Task »
Transcribe exactly the lines from the one containing "Convert this diagram to TikZ code." through the one containing "(fw) at (630,1414)", both included, and leave out any pictures.

Records shown »
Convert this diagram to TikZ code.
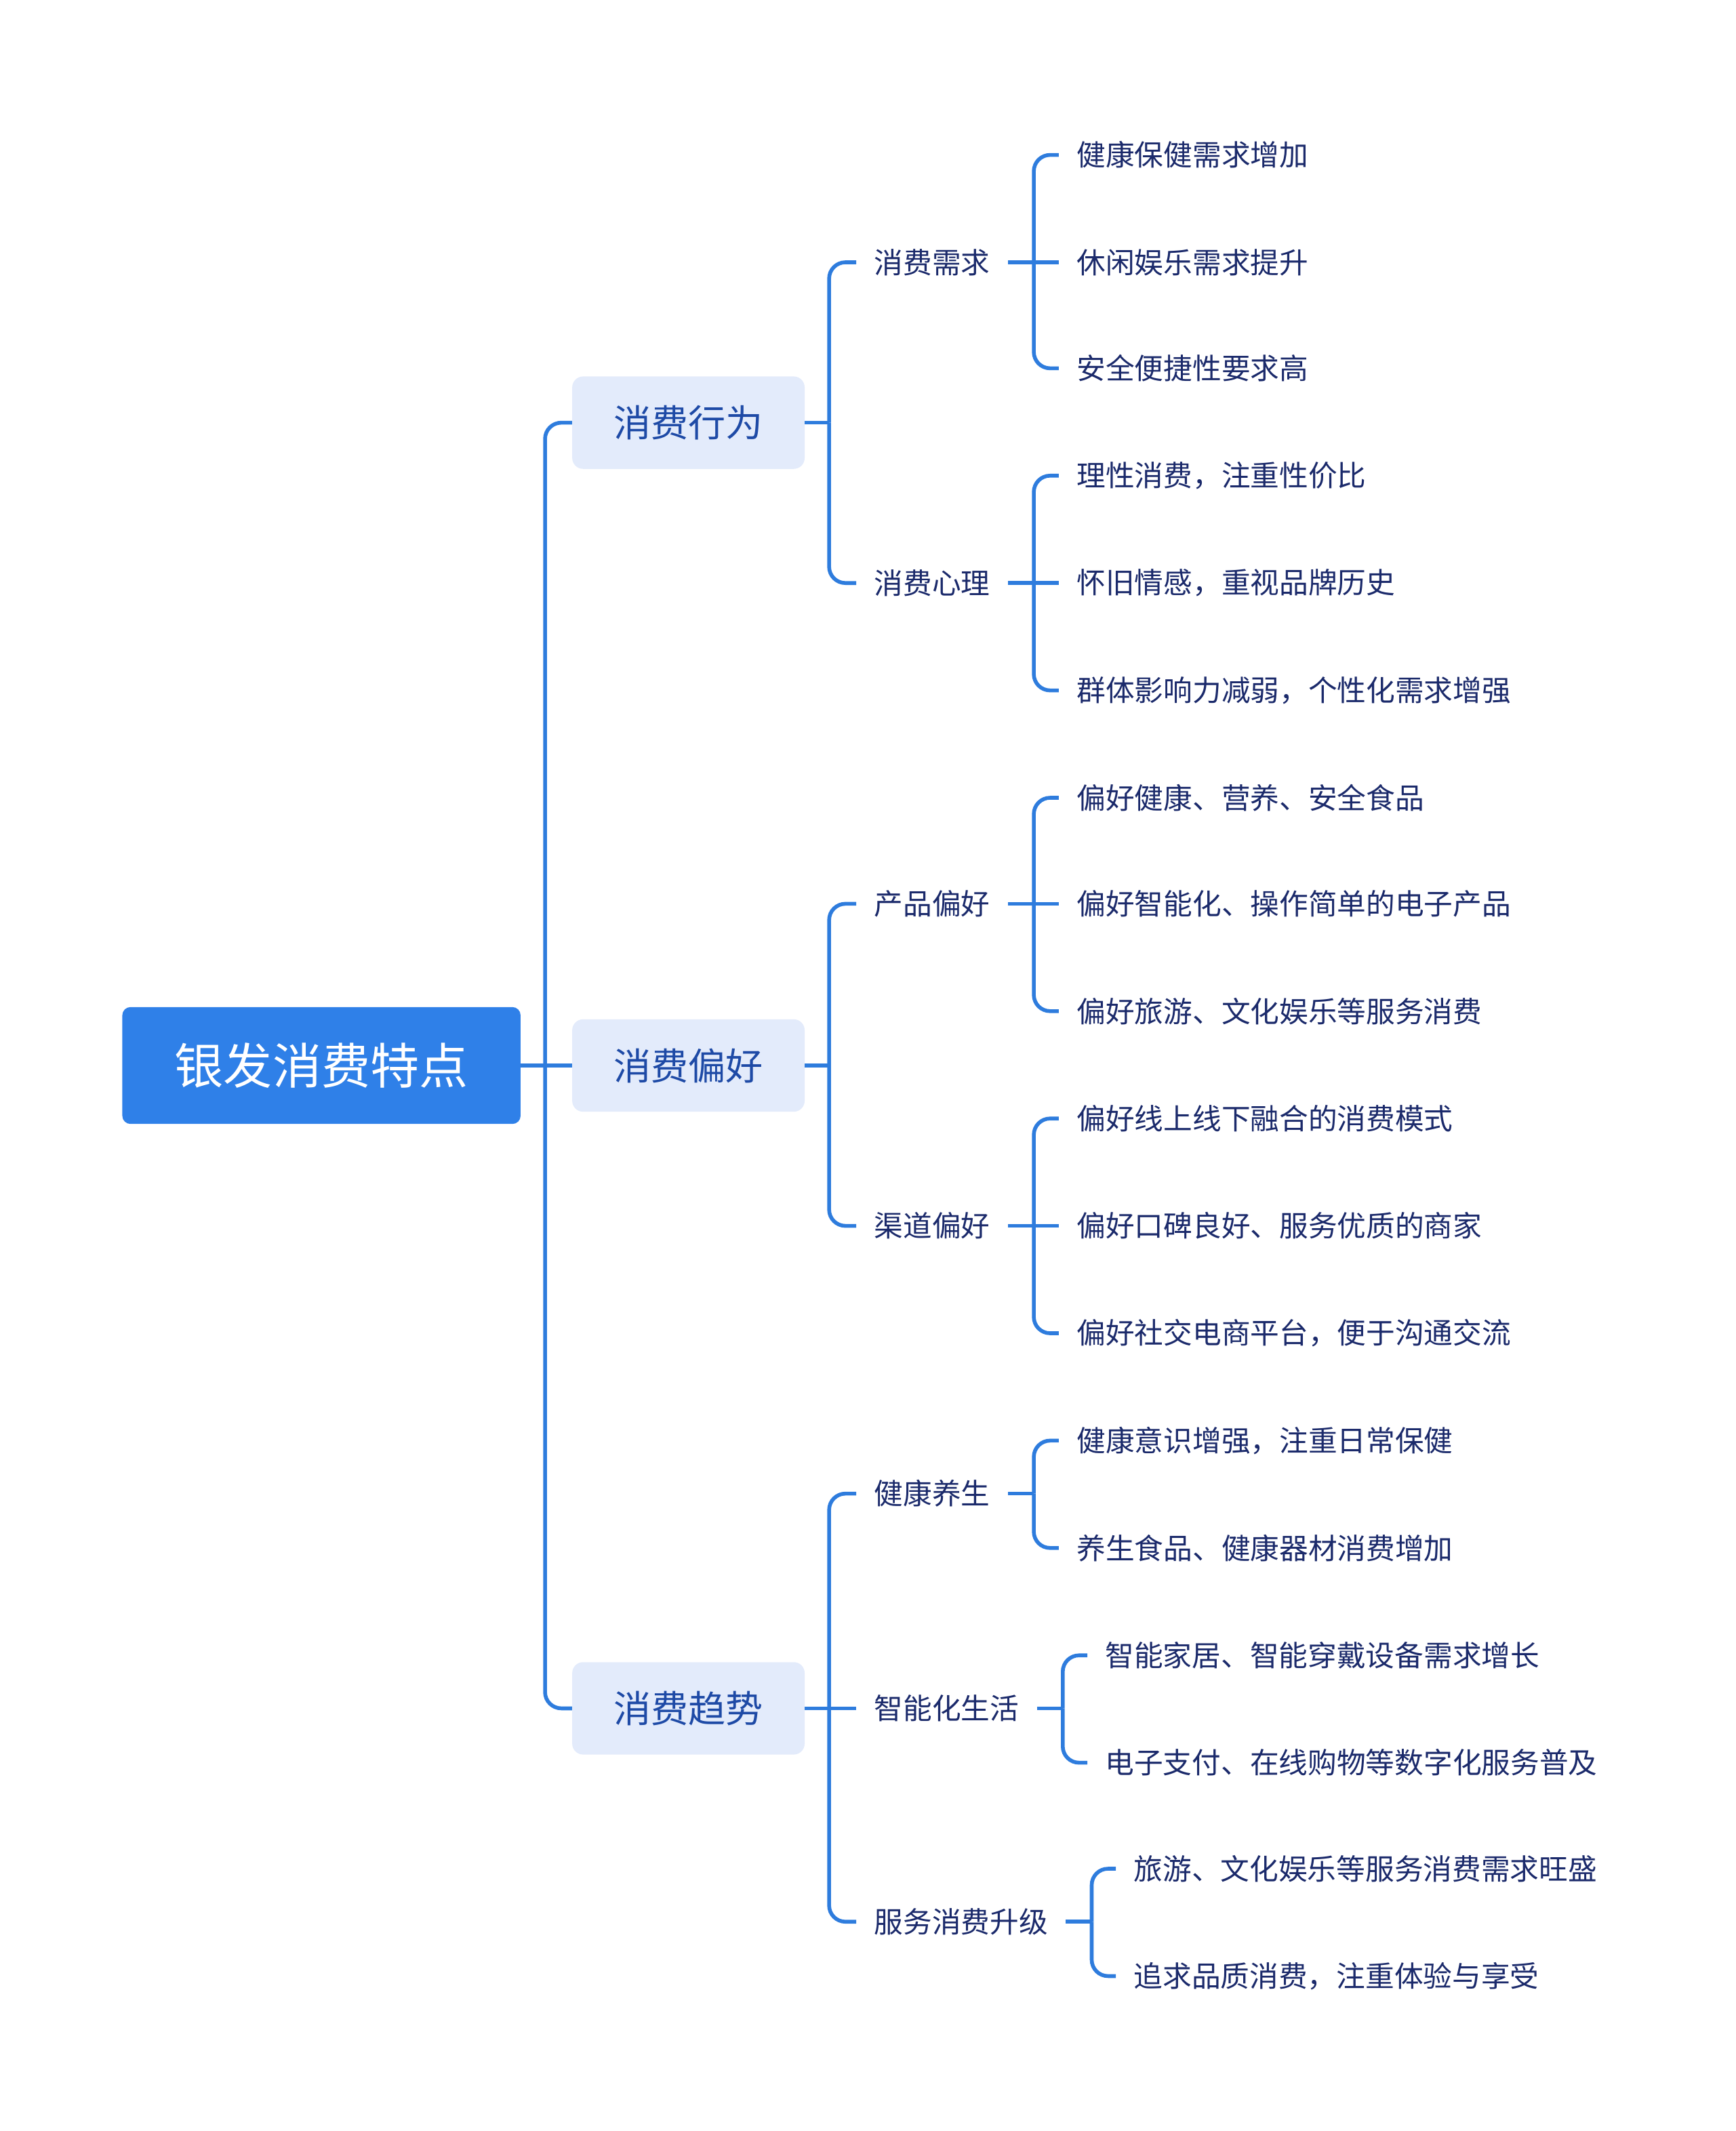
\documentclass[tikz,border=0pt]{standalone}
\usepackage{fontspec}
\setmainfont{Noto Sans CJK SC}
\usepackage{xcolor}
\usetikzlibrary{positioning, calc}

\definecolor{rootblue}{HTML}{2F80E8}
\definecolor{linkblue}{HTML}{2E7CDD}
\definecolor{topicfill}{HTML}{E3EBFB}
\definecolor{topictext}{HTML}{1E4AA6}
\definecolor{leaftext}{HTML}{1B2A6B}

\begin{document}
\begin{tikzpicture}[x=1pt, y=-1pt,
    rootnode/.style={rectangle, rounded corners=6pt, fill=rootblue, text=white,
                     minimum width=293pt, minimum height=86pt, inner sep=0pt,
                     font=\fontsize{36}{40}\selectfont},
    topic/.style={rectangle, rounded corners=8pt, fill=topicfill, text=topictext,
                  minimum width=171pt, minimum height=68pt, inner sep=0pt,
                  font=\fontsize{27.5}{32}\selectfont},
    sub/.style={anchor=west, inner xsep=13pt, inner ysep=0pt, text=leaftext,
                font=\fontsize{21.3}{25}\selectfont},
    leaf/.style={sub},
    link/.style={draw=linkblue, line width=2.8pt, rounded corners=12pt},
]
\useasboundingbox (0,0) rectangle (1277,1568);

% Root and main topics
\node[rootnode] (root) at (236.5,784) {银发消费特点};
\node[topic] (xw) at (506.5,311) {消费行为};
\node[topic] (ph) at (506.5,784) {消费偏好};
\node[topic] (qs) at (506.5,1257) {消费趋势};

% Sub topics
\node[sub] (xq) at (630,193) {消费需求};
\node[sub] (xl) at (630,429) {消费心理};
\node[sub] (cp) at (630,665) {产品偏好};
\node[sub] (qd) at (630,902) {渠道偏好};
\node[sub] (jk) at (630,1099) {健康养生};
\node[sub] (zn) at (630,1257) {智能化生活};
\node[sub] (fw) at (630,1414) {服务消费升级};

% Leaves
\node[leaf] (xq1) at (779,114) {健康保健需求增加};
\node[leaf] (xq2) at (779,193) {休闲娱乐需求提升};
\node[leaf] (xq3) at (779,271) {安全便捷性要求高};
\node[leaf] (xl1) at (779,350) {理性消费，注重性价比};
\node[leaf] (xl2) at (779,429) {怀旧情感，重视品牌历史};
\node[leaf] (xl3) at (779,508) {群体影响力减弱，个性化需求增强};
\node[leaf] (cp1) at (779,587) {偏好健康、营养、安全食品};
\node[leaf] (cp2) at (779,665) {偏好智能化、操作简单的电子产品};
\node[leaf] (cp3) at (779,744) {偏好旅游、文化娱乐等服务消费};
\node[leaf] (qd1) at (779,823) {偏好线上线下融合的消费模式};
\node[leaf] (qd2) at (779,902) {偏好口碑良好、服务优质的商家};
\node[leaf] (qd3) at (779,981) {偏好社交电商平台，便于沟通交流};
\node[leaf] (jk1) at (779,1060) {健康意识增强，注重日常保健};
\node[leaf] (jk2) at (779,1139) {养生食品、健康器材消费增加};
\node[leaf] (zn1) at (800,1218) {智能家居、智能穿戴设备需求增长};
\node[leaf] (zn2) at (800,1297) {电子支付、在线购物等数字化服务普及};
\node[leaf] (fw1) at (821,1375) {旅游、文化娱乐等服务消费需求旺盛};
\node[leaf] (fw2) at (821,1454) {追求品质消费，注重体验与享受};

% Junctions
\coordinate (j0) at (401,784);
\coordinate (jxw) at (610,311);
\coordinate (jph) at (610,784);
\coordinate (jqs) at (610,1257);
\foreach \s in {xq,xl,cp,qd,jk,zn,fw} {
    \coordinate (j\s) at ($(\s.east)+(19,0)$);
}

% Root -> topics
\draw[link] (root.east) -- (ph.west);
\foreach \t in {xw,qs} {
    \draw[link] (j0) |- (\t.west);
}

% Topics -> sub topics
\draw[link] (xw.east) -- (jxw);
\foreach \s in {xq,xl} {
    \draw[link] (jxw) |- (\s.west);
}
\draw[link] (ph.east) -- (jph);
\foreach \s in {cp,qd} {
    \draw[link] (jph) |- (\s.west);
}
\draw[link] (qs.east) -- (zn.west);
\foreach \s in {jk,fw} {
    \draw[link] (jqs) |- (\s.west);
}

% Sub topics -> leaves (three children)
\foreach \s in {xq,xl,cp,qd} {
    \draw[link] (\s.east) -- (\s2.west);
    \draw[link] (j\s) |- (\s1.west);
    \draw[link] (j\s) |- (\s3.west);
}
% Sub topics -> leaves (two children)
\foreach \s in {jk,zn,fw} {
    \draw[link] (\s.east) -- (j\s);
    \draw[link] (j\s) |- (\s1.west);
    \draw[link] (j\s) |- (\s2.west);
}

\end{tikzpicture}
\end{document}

...

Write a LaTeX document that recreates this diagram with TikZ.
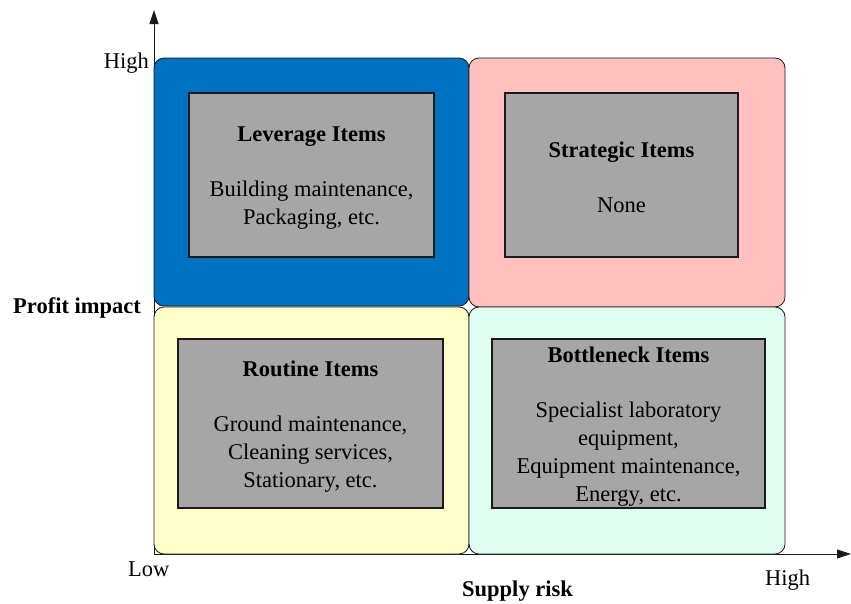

Expected answer »
Convert this diagram to TikZ code.
\documentclass[tikz,border=0pt]{standalone}
\usepackage{fontspec}
\setmainfont{Noto Sans CJK SC}
\usepackage{xcolor}
\usetikzlibrary{positioning, calc}

\definecolor{rootblue}{HTML}{2F80E8}
\definecolor{linkblue}{HTML}{2E7CDD}
\definecolor{topicfill}{HTML}{E3EBFB}
\definecolor{topictext}{HTML}{1E4AA6}
\definecolor{leaftext}{HTML}{1B2A6B}

\begin{document}
\begin{tikzpicture}[x=1pt, y=-1pt,
    rootnode/.style={rectangle, rounded corners=6pt, fill=rootblue, text=white,
                     minimum width=293pt, minimum height=86pt, inner sep=0pt,
                     font=\fontsize{36}{40}\selectfont},
    topic/.style={rectangle, rounded corners=8pt, fill=topicfill, text=topictext,
                  minimum width=171pt, minimum height=68pt, inner sep=0pt,
                  font=\fontsize{27.5}{32}\selectfont},
    sub/.style={anchor=west, inner xsep=13pt, inner ysep=0pt, text=leaftext,
                font=\fontsize{21.3}{25}\selectfont},
    leaf/.style={sub},
    link/.style={draw=linkblue, line width=2.8pt, rounded corners=12pt},
]
\useasboundingbox (0,0) rectangle (1277,1568);

% Root and main topics
\node[rootnode] (root) at (236.5,784) {银发消费特点};
\node[topic] (xw) at (506.5,311) {消费行为};
\node[topic] (ph) at (506.5,784) {消费偏好};
\node[topic] (qs) at (506.5,1257) {消费趋势};

% Sub topics
\node[sub] (xq) at (630,193) {消费需求};
\node[sub] (xl) at (630,429) {消费心理};
\node[sub] (cp) at (630,665) {产品偏好};
\node[sub] (qd) at (630,902) {渠道偏好};
\node[sub] (jk) at (630,1099) {健康养生};
\node[sub] (zn) at (630,1257) {智能化生活};
\node[sub] (fw) at (630,1414) {服务消费升级};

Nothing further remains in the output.